Luckily, Python has a great ecosystem designed around bypassing Python itself for extra speed. We can use PyGame to represent our interactive canvas as an array of numbers instead, and Numba to copy bits over to our array as fast as possible, by compiling our loop into machine code and automatically spreading it over all of our CPU cores.
(x - x_start) * tile_size : (x - x_start + 1) * tile_size,
(y - y_start) * tile_size : (y - y_start + 1) * tile_size
] = tile_store[mapped_id]
Our rendering loop boiled down to essentially a fragment shader written in Numba.
This gives us a 100x speed increase over our raw Python loop, allowing us to render our mosaic at 120 frames per second.
In a real video game, they use the GPU for thousands of times more performance for an embarrassingly parallel task such as tile-based rendering, since GPUs have thousands of specialised cores, while consumer CPUs only have a few cores since they're optimised for more general-purpose work.
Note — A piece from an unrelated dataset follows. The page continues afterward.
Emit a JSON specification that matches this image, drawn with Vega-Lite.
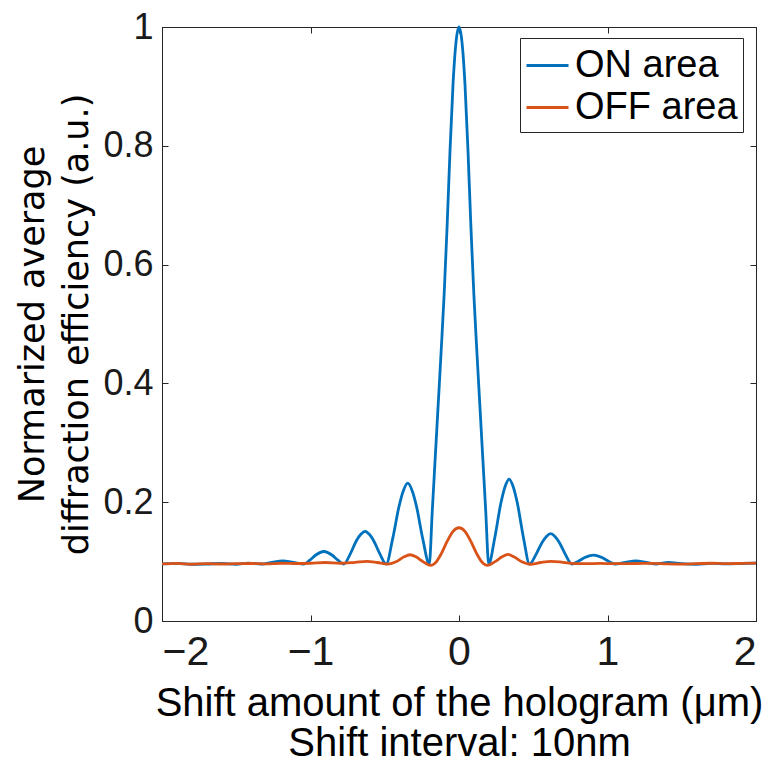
{
  "$schema": "https://vega.github.io/schema/vega-lite/v6.json",
  "width": 594,
  "height": 594,
  "autosize": "none",
  "padding": {"left": 162, "top": 27, "right": 18, "bottom": 141},
  "background": "white",
  "config": {
    "view": {"stroke": "#262626", "strokeWidth": 1},
    "axis": {
      "grid": false,
      "domainColor": "#262626",
      "domainWidth": 1,
      "tickColor": "#262626",
      "tickWidth": 1,
      "tickSize": -6,
      "labelColor": "#1a1a1a",
      "titleColor": "#000000",
      "titleFontWeight": "normal"
    }
  },
  "datasets": {
    "curves": [
      {"x": -2.0, "y": 0.096, "series": "ON area"},
      {"x": -1.9, "y": 0.097, "series": "ON area"},
      {"x": -1.8, "y": 0.0955, "series": "ON area"},
      {"x": -1.7, "y": 0.096, "series": "ON area"},
      {"x": -1.6, "y": 0.0968, "series": "ON area"},
      {"x": -1.5, "y": 0.0955, "series": "ON area"},
      {"x": -1.42, "y": 0.0975, "series": "ON area"},
      {"x": -1.33, "y": 0.096, "series": "ON area"},
      {"x": -1.259, "y": 0.0988, "series": "ON area"},
      {"x": -1.1875, "y": 0.101, "series": "ON area"},
      {"x": -1.116, "y": 0.0988, "series": "ON area"},
      {"x": -1.045, "y": 0.096, "series": "ON area"},
      {"x": -1.0045, "y": 0.1025, "series": "ON area"},
      {"x": -0.964, "y": 0.1111, "series": "ON area"},
      {"x": -0.937, "y": 0.1151, "series": "ON area"},
      {"x": -0.91, "y": 0.117, "series": "ON area"},
      {"x": -0.883, "y": 0.1151, "series": "ON area"},
      {"x": -0.856, "y": 0.1111, "series": "ON area"},
      {"x": -0.8155, "y": 0.1025, "series": "ON area"},
      {"x": -0.775, "y": 0.096, "series": "ON area"},
      {"x": -0.732, "y": 0.113, "series": "ON area"},
      {"x": -0.69, "y": 0.1356, "series": "ON area"},
      {"x": -0.661, "y": 0.146, "series": "ON area"},
      {"x": -0.6325, "y": 0.151, "series": "ON area"},
      {"x": -0.604, "y": 0.146, "series": "ON area"},
      {"x": -0.5755, "y": 0.1356, "series": "ON area"},
      {"x": -0.533, "y": 0.113, "series": "ON area"},
      {"x": -0.49, "y": 0.096, "series": "ON area"},
      {"x": -0.447, "y": 0.1382, "series": "ON area"},
      {"x": -0.403, "y": 0.1939, "series": "ON area"},
      {"x": -0.374, "y": 0.2198, "series": "ON area"},
      {"x": -0.345, "y": 0.232, "series": "ON area"},
      {"x": -0.316, "y": 0.2198, "series": "ON area"},
      {"x": -0.287, "y": 0.1939, "series": "ON area"},
      {"x": -0.244, "y": 0.1382, "series": "ON area"},
      {"x": -0.2, "y": 0.096, "series": "ON area"},
      {"x": -0.18, "y": 0.185, "series": "ON area"},
      {"x": -0.16, "y": 0.275, "series": "ON area"},
      {"x": -0.14, "y": 0.365, "series": "ON area"},
      {"x": -0.12, "y": 0.455, "series": "ON area"},
      {"x": -0.1, "y": 0.55, "series": "ON area"},
      {"x": -0.08, "y": 0.665, "series": "ON area"},
      {"x": -0.06, "y": 0.795, "series": "ON area"},
      {"x": -0.04, "y": 0.905, "series": "ON area"},
      {"x": -0.02, "y": 0.975, "series": "ON area"},
      {"x": 0.0, "y": 1.0, "series": "ON area"},
      {"x": 0.02, "y": 0.975, "series": "ON area"},
      {"x": 0.04, "y": 0.905, "series": "ON area"},
      {"x": 0.06, "y": 0.795, "series": "ON area"},
      {"x": 0.08, "y": 0.665, "series": "ON area"},
      {"x": 0.1, "y": 0.55, "series": "ON area"},
      {"x": 0.12, "y": 0.455, "series": "ON area"},
      {"x": 0.14, "y": 0.365, "series": "ON area"},
      {"x": 0.16, "y": 0.275, "series": "ON area"},
      {"x": 0.18, "y": 0.185, "series": "ON area"},
      {"x": 0.2, "y": 0.096, "series": "ON area"},
      {"x": 0.241, "y": 0.1403, "series": "ON area"},
      {"x": 0.2825, "y": 0.199, "series": "ON area"},
      {"x": 0.31, "y": 0.2261, "series": "ON area"},
      {"x": 0.3375, "y": 0.239, "series": "ON area"},
      {"x": 0.365, "y": 0.2261, "series": "ON area"},
      {"x": 0.3925, "y": 0.199, "series": "ON area"},
      {"x": 0.434, "y": 0.1403, "series": "ON area"},
      {"x": 0.475, "y": 0.096, "series": "ON area"},
      {"x": 0.518, "y": 0.1118, "series": "ON area"},
      {"x": 0.5605, "y": 0.1327, "series": "ON area"},
      {"x": 0.589, "y": 0.1424, "series": "ON area"},
      {"x": 0.6175, "y": 0.147, "series": "ON area"},
      {"x": 0.646, "y": 0.1424, "series": "ON area"},
      {"x": 0.6745, "y": 0.1327, "series": "ON area"},
      {"x": 0.717, "y": 0.1118, "series": "ON area"},
      {"x": 0.76, "y": 0.096, "series": "ON area"},
      {"x": 0.8035, "y": 0.1007, "series": "ON area"},
      {"x": 0.847, "y": 0.1068, "series": "ON area"},
      {"x": 0.876, "y": 0.1097, "series": "ON area"},
      {"x": 0.905, "y": 0.111, "series": "ON area"},
      {"x": 0.934, "y": 0.1097, "series": "ON area"},
      {"x": 0.963, "y": 0.1068, "series": "ON area"},
      {"x": 1.0065, "y": 0.1007, "series": "ON area"},
      {"x": 1.05, "y": 0.096, "series": "ON area"},
      {"x": 1.12, "y": 0.0988, "series": "ON area"},
      {"x": 1.19, "y": 0.101, "series": "ON area"},
      {"x": 1.26, "y": 0.0988, "series": "ON area"},
      {"x": 1.33, "y": 0.096, "series": "ON area"},
      {"x": 1.41, "y": 0.0985, "series": "ON area"},
      {"x": 1.5, "y": 0.0965, "series": "ON area"},
      {"x": 1.6, "y": 0.0955, "series": "ON area"},
      {"x": 1.7, "y": 0.097, "series": "ON area"},
      {"x": 1.8, "y": 0.0962, "series": "ON area"},
      {"x": 1.9, "y": 0.0968, "series": "ON area"},
      {"x": 2.0, "y": 0.0975, "series": "ON area"},
      {"x": -2.0, "y": 0.096, "series": "OFF area"},
      {"x": -1.9, "y": 0.097, "series": "OFF area"},
      {"x": -1.8, "y": 0.0955, "series": "OFF area"},
      {"x": -1.7, "y": 0.0965, "series": "OFF area"},
      {"x": -1.6, "y": 0.096, "series": "OFF area"},
      {"x": -1.5, "y": 0.0965, "series": "OFF area"},
      {"x": -1.4, "y": 0.0968, "series": "OFF area"},
      {"x": -1.3, "y": 0.0962, "series": "OFF area"},
      {"x": -1.2, "y": 0.0972, "series": "OFF area"},
      {"x": -1.1, "y": 0.0968, "series": "OFF area"},
      {"x": -1.0, "y": 0.0972, "series": "OFF area"},
      {"x": -0.9, "y": 0.0985, "series": "OFF area"},
      {"x": -0.8, "y": 0.0972, "series": "OFF area"},
      {"x": -0.7, "y": 0.0988, "series": "OFF area"},
      {"x": -0.62, "y": 0.1005, "series": "OFF area"},
      {"x": -0.55, "y": 0.0985, "series": "OFF area"},
      {"x": -0.48, "y": 0.0958, "series": "OFF area"},
      {"x": -0.42, "y": 0.1, "series": "OFF area"},
      {"x": -0.37, "y": 0.108, "series": "OFF area"},
      {"x": -0.33, "y": 0.1115, "series": "OFF area"},
      {"x": -0.29, "y": 0.108, "series": "OFF area"},
      {"x": -0.24, "y": 0.0995, "series": "OFF area"},
      {"x": -0.19, "y": 0.0935, "series": "OFF area"},
      {"x": -0.16, "y": 0.0975, "series": "OFF area"},
      {"x": -0.12, "y": 0.113, "series": "OFF area"},
      {"x": -0.08, "y": 0.134, "series": "OFF area"},
      {"x": -0.04, "y": 0.151, "series": "OFF area"},
      {"x": 0.0, "y": 0.157, "series": "OFF area"},
      {"x": 0.04, "y": 0.151, "series": "OFF area"},
      {"x": 0.08, "y": 0.134, "series": "OFF area"},
      {"x": 0.12, "y": 0.113, "series": "OFF area"},
      {"x": 0.16, "y": 0.0975, "series": "OFF area"},
      {"x": 0.19, "y": 0.0935, "series": "OFF area"},
      {"x": 0.24, "y": 0.0995, "series": "OFF area"},
      {"x": 0.29, "y": 0.108, "series": "OFF area"},
      {"x": 0.33, "y": 0.112, "series": "OFF area"},
      {"x": 0.37, "y": 0.108, "series": "OFF area"},
      {"x": 0.42, "y": 0.1, "series": "OFF area"},
      {"x": 0.48, "y": 0.0955, "series": "OFF area"},
      {"x": 0.55, "y": 0.0985, "series": "OFF area"},
      {"x": 0.62, "y": 0.1005, "series": "OFF area"},
      {"x": 0.7, "y": 0.0988, "series": "OFF area"},
      {"x": 0.78, "y": 0.0965, "series": "OFF area"},
      {"x": 0.86, "y": 0.0965, "series": "OFF area"},
      {"x": 0.95, "y": 0.097, "series": "OFF area"},
      {"x": 1.05, "y": 0.0965, "series": "OFF area"},
      {"x": 1.2, "y": 0.0968, "series": "OFF area"},
      {"x": 1.3, "y": 0.097, "series": "OFF area"},
      {"x": 1.4, "y": 0.0962, "series": "OFF area"},
      {"x": 1.5, "y": 0.0958, "series": "OFF area"},
      {"x": 1.6, "y": 0.0965, "series": "OFF area"},
      {"x": 1.7, "y": 0.0972, "series": "OFF area"},
      {"x": 1.8, "y": 0.0965, "series": "OFF area"},
      {"x": 1.9, "y": 0.097, "series": "OFF area"},
      {"x": 2.0, "y": 0.0975, "series": "OFF area"}
    ]
  },
  "layer": [
    {
      "data": {"name": "curves"},
      "transform": [{"filter": "datum.series == 'ON area'"}],
      "mark": {"type": "line", "interpolate": "monotone", "strokeWidth": 2.8},
      "encoding": {
        "x": {
          "field": "x", "type": "quantitative",
          "scale": {"domain": [-2, 2], "nice": false},
          "axis": {
            "values": [-2, -1, 0, 1, 2],
            "format": "~g",
            "labelFont": "Liberation Sans",
            "labelFontSize": 41,
            "labelPadding": 17,
            "title": ["Shift amount of the hologram (μm)", "Shift interval: 10nm"],
            "titleFont": "Liberation Sans",
            "titleFontSize": 40,
            "titleLineHeight": 40,
            "titleBaseline": "alphabetic",
            "titleAlign": "center",
            "titleX": 297,
            "titleY": 94
          }
        },
        "y": {
          "field": "y", "type": "quantitative",
          "scale": {"domain": [0, 1], "nice": false, "zero": true},
          "axis": {
            "values": [0, 0.2, 0.4, 0.6, 0.8, 1],
            "format": "~g",
            "labelFont": "Liberation Sans",
            "labelFontSize": 36,
            "labelPadding": 15,
            "title": ["Normarized average", "diffraction efficiency (a.u.)"],
            "titleFont": "DejaVu Sans",
            "titleFontSize": 35,
            "titleLineHeight": 44,
            "titleAngle": -90,
            "titleBaseline": "alphabetic",
            "titleAlign": "center",
            "titleX": -119,
            "titleY": 297
          }
        },
        "color": {
          "field": "series", "type": "nominal",
          "scale": {"domain": ["ON area", "OFF area"], "range": ["#0072BD", "#D95319"]},
          "legend": {
            "title": null,
            "orient": "none",
            "legendX": 358,
            "legendY": 11,
            "symbolType": "stroke",
            "symbolSize": 1764,
            "symbolStrokeWidth": 3,
            "labelFont": "Liberation Sans",
            "labelFontSize": 38,
            "labelColor": "#000000",
            "labelLimit": 400,
            "labelOffset": 5,
            "padding": 5,
            "rowPadding": 0,
            "fillColor": "white",
            "strokeColor": "#262626"
          }
        }
      }
    },
    {
      "data": {"name": "curves"},
      "transform": [{"filter": "datum.series == 'OFF area'"}],
      "mark": {"type": "line", "interpolate": "monotone", "strokeWidth": 2.8},
      "encoding": {
        "x": {"field": "x", "type": "quantitative", "axis": null},
        "y": {"field": "y", "type": "quantitative", "axis": null},
        "color": {"field": "series", "type": "nominal"}
      }
    },
    {
      "data": {"name": "curves"},
      "mark": {"type": "line", "opacity": 0},
      "encoding": {
        "x": {
          "field": "x", "type": "quantitative",
          "axis": {"orient": "top", "values": [-2, -1, 0, 1, 2], "labels": false, "title": null}
        },
        "y": {
          "field": "y", "type": "quantitative",
          "axis": {"orient": "right", "values": [0, 0.2, 0.4, 0.6, 0.8, 1], "labels": false, "title": null}
        },
        "detail": {"field": "series"}
      }
    }
  ],
  "resolve": {"axis": {"x": "independent", "y": "independent"}}
}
However, we already have our mosaic rendering at 120 frames per second, and keeping it CPU-only greatly simplifies the requirements for our biggest optimisation yet.
Technique 4 - Texture Streaming
So far, we've solved the FPS problem, but we still haven't solved the RAM problem. We can go back to our original insight about culling what's off screen, and look at it from another angle. Now that we know exactly what's on screen at any given moment, we only need to worry about loading in tiles that the user will see.
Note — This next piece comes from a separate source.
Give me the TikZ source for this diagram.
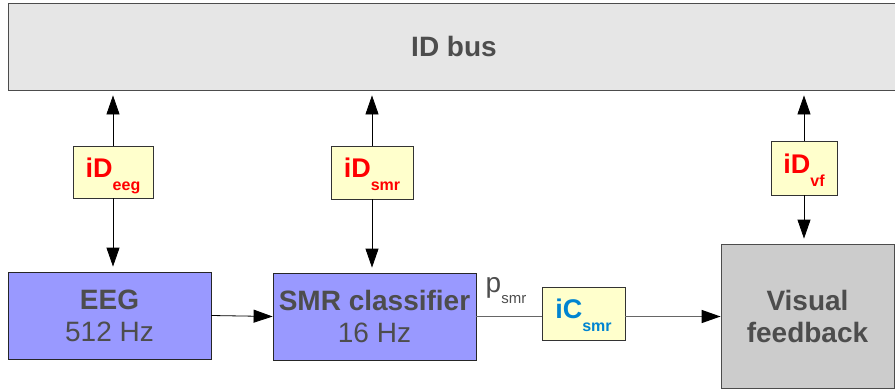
\documentclass[tikz,border=0pt]{standalone}
\usepackage{fontspec}
\setmainfont{Liberation Sans}
\usetikzlibrary{arrows.meta}

\definecolor{busfill}{HTML}{E6E6E6}
\definecolor{procfill}{HTML}{9999FF}
\definecolor{ifacefill}{HTML}{FFFFCC}
\definecolor{outfill}{HTML}{CCCCCC}
\definecolor{labelgray}{HTML}{4D4D4D}
\definecolor{linegray}{HTML}{666666}
\definecolor{idred}{HTML}{FF0000}
\definecolor{icblue}{HTML}{0084D1}

% interface label: large bold name with a lowered subscript
\newcommand\ifacelabel[2]{{\fontsize{27}{27}\selectfont\bfseries #1}\raisebox{-13pt}{\fontsize{16}{16}\selectfont\bfseries #2}}

\begin{document}
\begin{tikzpicture}[x=1pt,y=-1pt,
  block/.style={rectangle, draw=black!85, line width=0.8pt, inner sep=0pt,
    text=labelgray, align=center, font=\fontsize{28}{32}\selectfont},
  procbox/.style={block, fill=procfill, minimum width=203pt, minimum height=87pt},
  iface/.style={rectangle, draw=black!80, fill=ifacefill, line width=0.8pt,
    inner sep=0pt, text height=24pt, text depth=14pt},
  tip/.style={-{Triangle[length=19pt,width=13pt,black]}},
  updown/.style={tip, line width=0.8pt, draw=black, shorten >=5pt},
  flow/.style={tip, line width=0.8pt, draw=black},
  dataflow/.style={line width=1.3pt, draw=linegray}
]
\useasboundingbox (0,0) rectangle (895,389);

% shared bus across the top
\node[block, fill=busfill, draw=black!70, minimum width=892pt, minimum height=87pt,
  font=\fontsize{28}{32}\selectfont\bfseries] (bus) at (454,46.5) {ID bus};

% processing blocks
\node[procbox] (eeg) at (109.5,315.5) {{\bfseries EEG}\\512 Hz};
\node[procbox] (smr) at (374.5,316.5) {{\bfseries SMR classifier}\\16 Hz};
\node[block, fill=outfill, draw=black!70, minimum width=173pt, minimum height=144pt,
  font=\fontsize{28}{32}\selectfont\bfseries] (vf) at (807.5,316) {Visual\\feedback};

% interface boxes
\node[iface, minimum width=80pt, minimum height=52pt, text=idred] (iDeeg) at (113,172) {\ifacelabel{iD}{eeg}};
\node[iface, minimum width=82pt, minimum height=53pt, text=idred] (iDsmr) at (372,172.5) {\ifacelabel{iD}{smr}};
\node[iface, minimum width=66pt, minimum height=54pt, text=idred] (iDvf) at (804,168) {\ifacelabel{iD}{vf}};
\node[iface, minimum width=83pt, minimum height=53pt, text=icblue] (iCsmr) at (583.5,313.5) {\ifacelabel{iC}{smr}};

% output label of the classifier
\node[anchor=base west, inner sep=0pt, text=labelgray] (psmr) at (485.5,292)
  {\fontsize{28}{28}\selectfont p\raisebox{-11pt}{\fontsize{15}{15}\selectfont smr}};

% bus connections
\draw[updown] (iDeeg.north) -- (iDeeg.north |- bus.south);
\draw[updown] (iDeeg.south) -- (iDeeg.south |- eeg.north);
\draw[updown] (iDsmr.north) -- (iDsmr.north |- bus.south);
\draw[updown] (iDsmr.south) -- (iDsmr.south |- smr.north);
\draw[updown] (iDvf.north) -- (iDvf.north |- bus.south);
\draw[updown] (iDvf.south) -- (iDvf.south |- vf.north);

% signal path
\draw[flow] (eeg.east) -- (smr.west);
\draw[dataflow] (smr.east) -- (smr.east -| iCsmr.west);
\draw[dataflow, tip] (smr.east -| iCsmr.east) -- (smr.east -| vf.west);
\end{tikzpicture}
\end{document}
However, as we zoom in, we're faced with a problem - we're storing all of our tiles in arrays, and an array needs all of its space upfront. At 1x1, this is 54 kilobytes. At 2x2, 200 kilobytes. But as you zoom in, you'll find yourself allocating terabytes, because you need to make space for all tiles, since you don't know which one the user will zoom in on.
Technique 4a - Dynamic Allocation
We can solve our array allocation problem by using a dense data structure instead. The one I settled on is the Numba typed dictionary since it works inside our hot loop and only needs as much RAM as the tiles inside of it.
It's not free, though - a hashmap lookup inside our rendering loop is 3x slower than an array lookup. There are more advanced ways of doing dense arrays, including the techniques employed on actual GPUs (since they can't do hashmaps), but for now we can settle with just splitting our streaming cache into 2 distinct pools - a "fast" pool using fixed arrays, and a "smart" pool using dynamic hashmaps.
The way I settled on deciding the split is a bit arbitrary.
3 * prefetch_size * min(avg_tile_len, max_tile_len) *
display_res[0] * display_res[1] * 3
available_ram -= required
The split is essentially decided greedily with a very generous bias towards dynamic allocation.
Technique 4b - LRU Caching
How the renderer behaves when told to minimise RAM usage at all costs. Notice the debug overlay, with brighter pixels corresponding to higher resolution mip levels. As the image is zoomed in, the image gets sparser as low resolution mips off screen are freed to make room for higher resolution ones on screen. As the image is zoomed out, the entire image gets duller as higher resolution mips are discarded to make room for lower resolution ones covering the whole screen instead.
Dynamic allocation solves the accumulation problem, meaning we start off with a mosaic that only allocates as you zoom in, minimising startup RAM costs. However, we need to go one step further to prevent crashes and constrain RAM usage - we need to delete tiles to save space.
A common solution is to simply free the least recently accessed tile. We can use an OrderedDict for relatively fast bookkeeping, and with a large enough RAM buffer the amount of thrashing is reduced. This works, but we can go one step further to really ensure a smooth mosaic streaming experience.
Technique 4c - Fine-tuned heuristics
We can further tune our algorithm with number of optimisations that take advantage of RAM beyond just "allocate what's on screen, free what's not":
- Prefetching: H.264 video is very slow to seek and decode, but the decoded frames are cheap to scale. We can decode each frame once, at a given multiplier of the current mip resolution, and then downscale it to generate mips at the level of zoom the user is viewing at. I settled on 4x as a balance between speed and RAM.
- Layered freeing strategy: Mips can be downscaled from a larger tile, but not vice versa. We can exploit this by tuning our LRU strategy to prioritise tiles that have a bigger sibling over ones that don't.
- Balance the size of our buffer: Freeing too aggressively causes tiles to disappear as soon as they go off screen, which is not ideal when they take so much time to load back in. Increasing the size of our RAM buffer increases the chance of a cache hit, but increases RAM usage. A compromise is to stress-test the engine and measure metrics where the pop-in starts getting "acceptable" - a subjective threshold.
Conclusion
After applying all of these techniques, let's look back at the original set of problems:
- We needed 2 terabytes of RAM for the original video, now we can get by comfortably (relatively low amounts of pop-in) with a buffer of 6 gigabytes.
- We can fake 1000x detail using only a fixed number of pixels on screen at any time.
- We were rendering a frame every couple of minutes, now we're rendering 120 per second.
- And technically, we're still doing it all in Python.
Bonus: Video Mode
We have a renderer that works on static photos, but can we make it work with videos? Thanks to Numba and the fact that it can release the Global Interpreter Lock, we can.
Using Python as the glue, we can have:
- One thread decoding video into a shared buffer
- One thread taking decoded video frames and generating mosaics out of them in real-time
- One thread monitoring pixels on screen to stream in tiles
- And one thread rendering and responding to user input
All four threads, writing to shared memory, all working together in lockstep, to achieve this marvel of computing:
An episode of Parks & Recreation, but each pixel is replaced with a frame from an episode of Parks & Recreation.